We can try making a list of the activities that consume our time each week and consider which could be accomplished just as effectively by someone else. We may be surprised at what you come up with. We might also consider making a list of possible substitutes for those activities – a relative, friend, neighbor, or even a paid service.
Trigger #2: When we sometimes think “bad” thoughts
It is common for caregivers to at some point feel resentment toward the loved one they’re caring for. Resentment could come from issues in the past, or it may come from not being able to do the things that providing care keeps us from doing. We may sometimes feel angry about it, and that frustration results in emotional outbursts where we find ourselves being short-tempered or irritable with a loved one.
Solution: We should understand that it’s completely natural to feel this way from time to time. It’s normal to wish we could be doing something more personal or more enjoyable, or to resent having to complete some of the tedious tasks associated with our role.
We should acknowledge our feelings. This allows us to explore methods of dealing with them.
Equally important, we shouldn’t neglect our own health or emotional issues. When we’re run down, tired, stressed or physically drained, our feelings of resentment and anger can multiply. Allowing ourselves to take a nap or take a yoga class – whatever makes us feel stronger and more centered – may actually help reduce our angry and resentful thoughts.

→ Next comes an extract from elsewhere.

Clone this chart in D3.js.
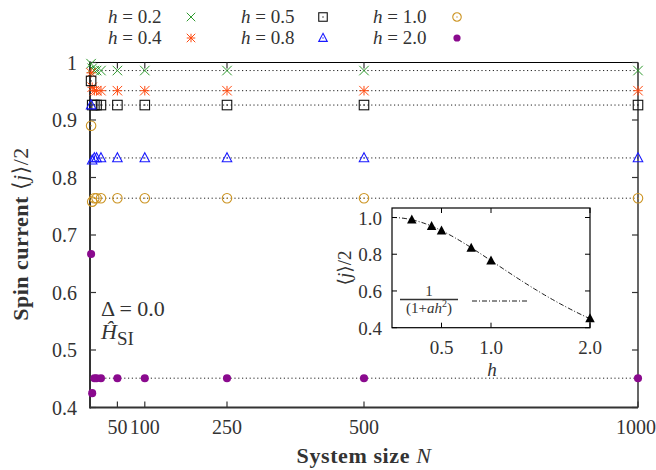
<!DOCTYPE html>
<meta charset="utf-8">
<style>
    body { margin: 0; background: #fff; }
    text { font-family: "Liberation Serif", "DejaVu Serif", serif; fill: #333; }
    .dotted { stroke: #222; stroke-width: 1; stroke-dasharray: 1.2,2.6; }
</style>
<body>
<script src="https://cdn.jsdelivr.net/npm/d3@7"></script>
<script>

    // system sizes N
    var sizes = [2, 4, 8, 12, 20, 50, 100, 250, 500, 1000];

    var fields = ["0.2", "0.4", "0.5", "0.8", "1.0", "2.0"];

    // spin current <j>/2 for each field h, one value per size
    var j02 = [0.998, 0.990, 0.986, 0.986, 0.986, 0.986, 0.986, 0.986, 0.986, 0.986];
    var j04 = [0.982, 0.957, 0.951, 0.951, 0.951, 0.951, 0.951, 0.951, 0.951, 0.951];
    var j05 = [0.968, 0.926, 0.926, 0.926, 0.926, 0.926, 0.926, 0.926, 0.926, 0.926];
    var j08 = [0.926, 0.830, 0.834, 0.834, 0.834, 0.834, 0.834, 0.834, 0.834, 0.834];
    var j10 = [0.890, 0.758, 0.764, 0.764, 0.764, 0.764, 0.764, 0.764, 0.764, 0.764];
    var j20 = [0.667, 0.425, 0.451, 0.451, 0.451, 0.451, 0.451, 0.451, 0.451, 0.451];

    // asymptotic values (dotted lines)
    var limits = [0.986, 0.951, 0.926, 0.834, 0.764, 0.451];

    var xTicks = [50, 100, 250, 500, 1000];
    var yTicks = [0.4, 0.5, 0.6, 0.7, 0.8, 0.9, 1];

    // inset: <j>/2 against h, with fit 1/(1+a h^2)
    var insetH = [0.2, 0.4, 0.5, 0.8, 1.0, 2.0];
    var insetJ = [0.988, 0.953, 0.928, 0.834, 0.765, 0.450];
    var fitA = 0.307;
    var insetXTicks = [0.5, 1.0, 2.0];
    var insetYTicks = [0.4, 0.6, 0.8, 1.0];

    var series = [
        {h: fields[0], values: j02, color: "#2e9a2e", shape: "cross"},
        {h: fields[1], values: j04, color: "#ff4a10", shape: "star"},
        {h: fields[2], values: j05, color: "#111", shape: "square"},
        {h: fields[3], values: j08, color: "#1a1aff", shape: "triangle"},
        {h: fields[4], values: j10, color: "#cc9422", shape: "circle"},
        {h: fields[5], values: j20, color: "#8a0a8e", shape: "dot"}
    ];

    var width = 656, height = 470;
    var svg = d3.select("body").append("svg")
            .attr("width", width)
            .attr("height", height);

    var x = d3.scaleLinear().domain([0, 1000]).range([90, 638]);
    var y = d3.scaleLinear().domain([0.4, 1]).range([407.5, 62.5]);

    function marker(g, shape, color, s) {
        var r = s / 2;
        if (shape === "cross") {
            g.append("path").attr("d", "M" + -r + "," + -r + "L" + r + "," + r + "M" + -r + "," + r + "L" + r + "," + -r)
                .attr("stroke", color).attr("stroke-width", 1).attr("fill", "none");
        } else if (shape === "star") {
            g.append("path").attr("d", "M" + -r + "," + -r + "L" + r + "," + r + "M" + -r + "," + r + "L" + r + "," + -r +
                    "M0," + -r + "L0," + r + "M" + -r + ",0L" + r + ",0")
                .attr("stroke", color).attr("stroke-width", 1).attr("fill", "none");
        } else if (shape === "square") {
            g.append("rect").attr("x", -r).attr("y", -r).attr("width", s).attr("height", s)
                .attr("stroke", color).attr("stroke-width", 1.1).attr("fill", "none");
            g.append("circle").attr("r", 0.7).attr("fill", color);
        } else if (shape === "triangle") {
            g.append("path").attr("d", "M0," + (-r * 1.1) + "L" + r + "," + (r * 0.8) + "L" + -r + "," + (r * 0.8) + "Z")
                .attr("stroke", color).attr("stroke-width", 1.1).attr("fill", "none");
            g.append("circle").attr("r", 0.7).attr("fill", color);
        } else if (shape === "circle") {
            g.append("circle").attr("r", r).attr("stroke", color).attr("stroke-width", 1.1).attr("fill", "none");
            g.append("circle").attr("r", 0.7).attr("fill", color);
        } else if (shape === "dot") {
            g.append("circle").attr("r", r * 0.85).attr("fill", color);
        } else if (shape === "filltri") {
            g.append("path").attr("d", "M0," + (-r * 1.1) + "L" + r + "," + (r * 0.8) + "L" + -r + "," + (r * 0.8) + "Z")
                .attr("fill", color);
        }
    }

    // dotted asymptote lines
    svg.append("g").selectAll("line")
        .data(limits)
        .join("line")
            .attr("class", "dotted")
            .attr("x1", x(0)).attr("x2", x(1000))
            .attr("y1", function(d) { return y(d); })
            .attr("y2", function(d) { return y(d); });

    // frame and ticks
    var frame = svg.append("g");
    frame.append("line").attr("x1", x(0)).attr("x2", x(1000)).attr("y1", y(1)).attr("y2", y(1))
        .attr("stroke", "#000").attr("stroke-width", 1.2);
    frame.append("line").attr("x1", x(1000)).attr("x2", x(1000)).attr("y1", y(1)).attr("y2", y(0.4))
        .attr("stroke", "#000").attr("stroke-width", 1.2);
    frame.append("line").attr("x1", x(0)).attr("x2", x(1000)).attr("y1", y(0.4)).attr("y2", y(0.4))
        .attr("stroke", "#333").attr("stroke-width", 2);
    frame.append("line").attr("x1", x(0)).attr("x2", x(0)).attr("y1", y(1) - 1).attr("y2", y(0.4) + 1)
        .attr("stroke", "#333").attr("stroke-width", 2);

    xTicks.forEach(function(t) {
        frame.append("line").attr("x1", x(t)).attr("x2", x(t)).attr("y1", y(0.4)).attr("y2", y(0.4) - 6)
            .attr("stroke", "#333").attr("stroke-width", 1.2);
        frame.append("line").attr("x1", x(t)).attr("x2", x(t)).attr("y1", y(1)).attr("y2", y(1) + 6)
            .attr("stroke", "#333").attr("stroke-width", 1.2);
        frame.append("text").attr("x", t === 1000 ? x(t) - 2 : x(t)).attr("y", 434)
            .attr("text-anchor", "middle").style("font-size", "20px").text(t);
    });
    yTicks.forEach(function(t) {
        frame.append("line").attr("x1", x(0)).attr("x2", x(0) + 6).attr("y1", y(t)).attr("y2", y(t))
            .attr("stroke", "#333").attr("stroke-width", 1.2);
        frame.append("line").attr("x1", x(1000)).attr("x2", x(1000) - 6).attr("y1", y(t)).attr("y2", y(t))
            .attr("stroke", "#333").attr("stroke-width", 1.2);
        frame.append("text").attr("x", 77).attr("y", y(t) + 7)
            .attr("text-anchor", "end").style("font-size", "20px").text(d3.format("~g")(t));
    });

    // data points
    series.forEach(function(s) {
        s.values.forEach(function(v, i) {
            var g = svg.append("g").attr("transform", "translate(" + x(sizes[i]) + "," + y(v) + ")");
            marker(g, s.shape, s.color, 9.5);
        });
    });

    // legend
    var legendPos = [[108, 191, 17], [108, 191, 38], [241, 323, 17], [241, 323, 38], [373, 457, 17], [373, 457, 38]];
    series.forEach(function(s, i) {
        var p = legendPos[i];
        var t = svg.append("text").attr("x", p[0]).attr("y", p[2] + 6).style("font-size", "19px");
        t.append("tspan").style("font-style", "italic").text("h");
        t.append("tspan").text(" = " + s.h);
        var g = svg.append("g").attr("transform", "translate(" + p[1] + "," + p[2] + ")");
        marker(g, s.shape, s.color, 8.5);
    });

    // axis titles
    var yt = svg.append("text")
        .attr("transform", "translate(28,234) rotate(-90)")
        .attr("text-anchor", "middle").style("font-size", "22px").style("letter-spacing", "0.5px");
    yt.append("tspan").style("font-weight", "bold").text("Spin current ");
    yt.append("tspan").text("\u27E8");
    yt.append("tspan").style("font-style", "italic").text("j");
    yt.append("tspan").text("\u27E9/2");

    var xt = svg.append("text").attr("x", 364).attr("y", 463)
        .attr("text-anchor", "middle").style("font-size", "22px").style("letter-spacing", "0.6px");
    xt.append("tspan").style("font-weight", "bold").text("System size ");
    xt.append("tspan").style("font-style", "italic").text("N");

    // annotation
    svg.append("text").attr("x", 101).attr("y", 316).style("font-size", "22px").text("\u0394 = 0.0");
    var ht = svg.append("text").attr("x", 101).attr("y", 339).style("font-size", "22px");
    ht.append("tspan").style("font-style", "italic").text("\u0124");
    ht.append("tspan").attr("dy", 6).style("font-size", "19px").text("SI");

    // inset
    var xi = d3.scaleLinear().domain([0, 2]).range([392, 590]);
    var yi = d3.scaleLinear().domain([0.4, 1.0]).range([327.7, 217.5]);
    var insetTop = 208;
    var inset = svg.append("g");
    inset.append("rect").attr("x", xi(0)).attr("y", insetTop)
        .attr("width", xi(2) - xi(0)).attr("height", yi(0.4) - insetTop)
        .attr("fill", "#fff").attr("stroke", "#000").attr("stroke-width", 1.2);

    insetXTicks.forEach(function(t) {
        inset.append("line").attr("x1", xi(t)).attr("x2", xi(t)).attr("y1", yi(0.4)).attr("y2", yi(0.4) - 5)
            .attr("stroke", "#000");
        inset.append("line").attr("x1", xi(t)).attr("x2", xi(t)).attr("y1", insetTop).attr("y2", insetTop + 5)
            .attr("stroke", "#000");
        inset.append("text").attr("x", xi(t)).attr("y", 354)
            .attr("text-anchor", "middle").style("font-size", "19px").text(d3.format(".1f")(t));
    });
    insetYTicks.forEach(function(t) {
        inset.append("line").attr("x1", xi(0)).attr("x2", xi(0) + 5).attr("y1", yi(t)).attr("y2", yi(t))
            .attr("stroke", "#000");
        inset.append("line").attr("x1", xi(2)).attr("x2", xi(2) - 5).attr("y1", yi(t)).attr("y2", yi(t))
            .attr("stroke", "#000");
        inset.append("text").attr("x", 382).attr("y", yi(t) + 7)
            .attr("text-anchor", "end").style("font-size", "19px").text(d3.format(".1f")(t));
    });

    var fitH = d3.range(0, 2.0001, 0.02);
    inset.append("path")
        .datum(fitH)
        .attr("fill", "none").attr("stroke", "#000").attr("stroke-width", 0.9)
        .attr("stroke-dasharray", "5,2,1,2")
        .attr("d", d3.line()
            .x(function(h) { return xi(h); })
            .y(function(h) { return yi(1 / (1 + fitA * h * h)); }));

    insetH.forEach(function(h, i) {
        var g = inset.append("g").attr("transform", "translate(" + xi(h) + "," + yi(insetJ[i]) + ")");
        marker(g, "filltri", "#000", 9.5);
    });

    // inset legend
    inset.append("text").attr("x", 429).attr("y", 296).attr("text-anchor", "middle")
        .style("font-size", "15px").text("1");
    inset.append("line").attr("x1", 400).attr("x2", 458).attr("y1", 299.5).attr("y2", 299.5)
        .attr("stroke", "#333").attr("stroke-width", 1.3);
    var fr = inset.append("text").attr("x", 429).attr("y", 313).attr("text-anchor", "middle")
        .style("font-size", "15px");
    fr.append("tspan").text("(1+");
    fr.append("tspan").style("font-style", "italic").text("ah");
    fr.append("tspan").attr("dy", -6).style("font-size", "10px").text("2");
    fr.append("tspan").attr("dy", 6).text(")");
    inset.append("line").attr("x1", 472).attr("x2", 528).attr("y1", 301).attr("y2", 301)
        .attr("stroke", "#000").attr("stroke-width", 0.9).attr("stroke-dasharray", "5,2,1,2");

    var iyt = inset.append("text").attr("transform", "translate(351,268) rotate(-90)")
        .attr("text-anchor", "middle").style("font-size", "19px");
    iyt.append("tspan").text("\u27E8");
    iyt.append("tspan").style("font-style", "italic").text("j");
    iyt.append("tspan").text("\u27E9/2");

    inset.append("text").attr("x", 492).attr("y", 376).attr("text-anchor", "middle")
        .style("font-size", "19px").style("font-style", "italic").text("h");

</script>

Trigger #3: Trying to keep up with all we “should” do
We all want to do our best but, unfortunately, we’re not perfect. Many of us second-guess what we should have done and stress over what more we should be doing.
And the problem with that? The word “should.”
Some therapists believe that, to be emotionally healthy, we should strike the word “should” from our vocabulary. It haunts most of us in our daily lives -- and busy caregivers in particular.
Solution: We can start by changing our thought patterns. Instead of thinking about all the things we should be doing, we can think of what we want for a loved one. Instead of feeling bad because we “should” take a loved one shopping each week, we can think about what we really want – which is for a loved one to have nutritious meals and a supply of groceries in their house.
There are many options to achieve this goal. Perhaps a family member or neighbor could pick up groceries, or we could pick them up when we shop for ourselves. By focusing on what we really want to accomplish, we can find solutions that better accommodate everyone’s needs.
Feelings of guilt are inevitable from time to time, but the key is to manage them effectively. If we feel like we cannot deal with them alone, we can remind ourselves that there’s no shame in turning to others for support, whether it be family, friends, support groups or professional care consultants through services like Benjamin Rose Institute on Aging’s WeCare…because you do. By recognizing these feelings for what they are and dealing with them openly, we’ll be in a much better position to keep them from causing distress in our already-busy life.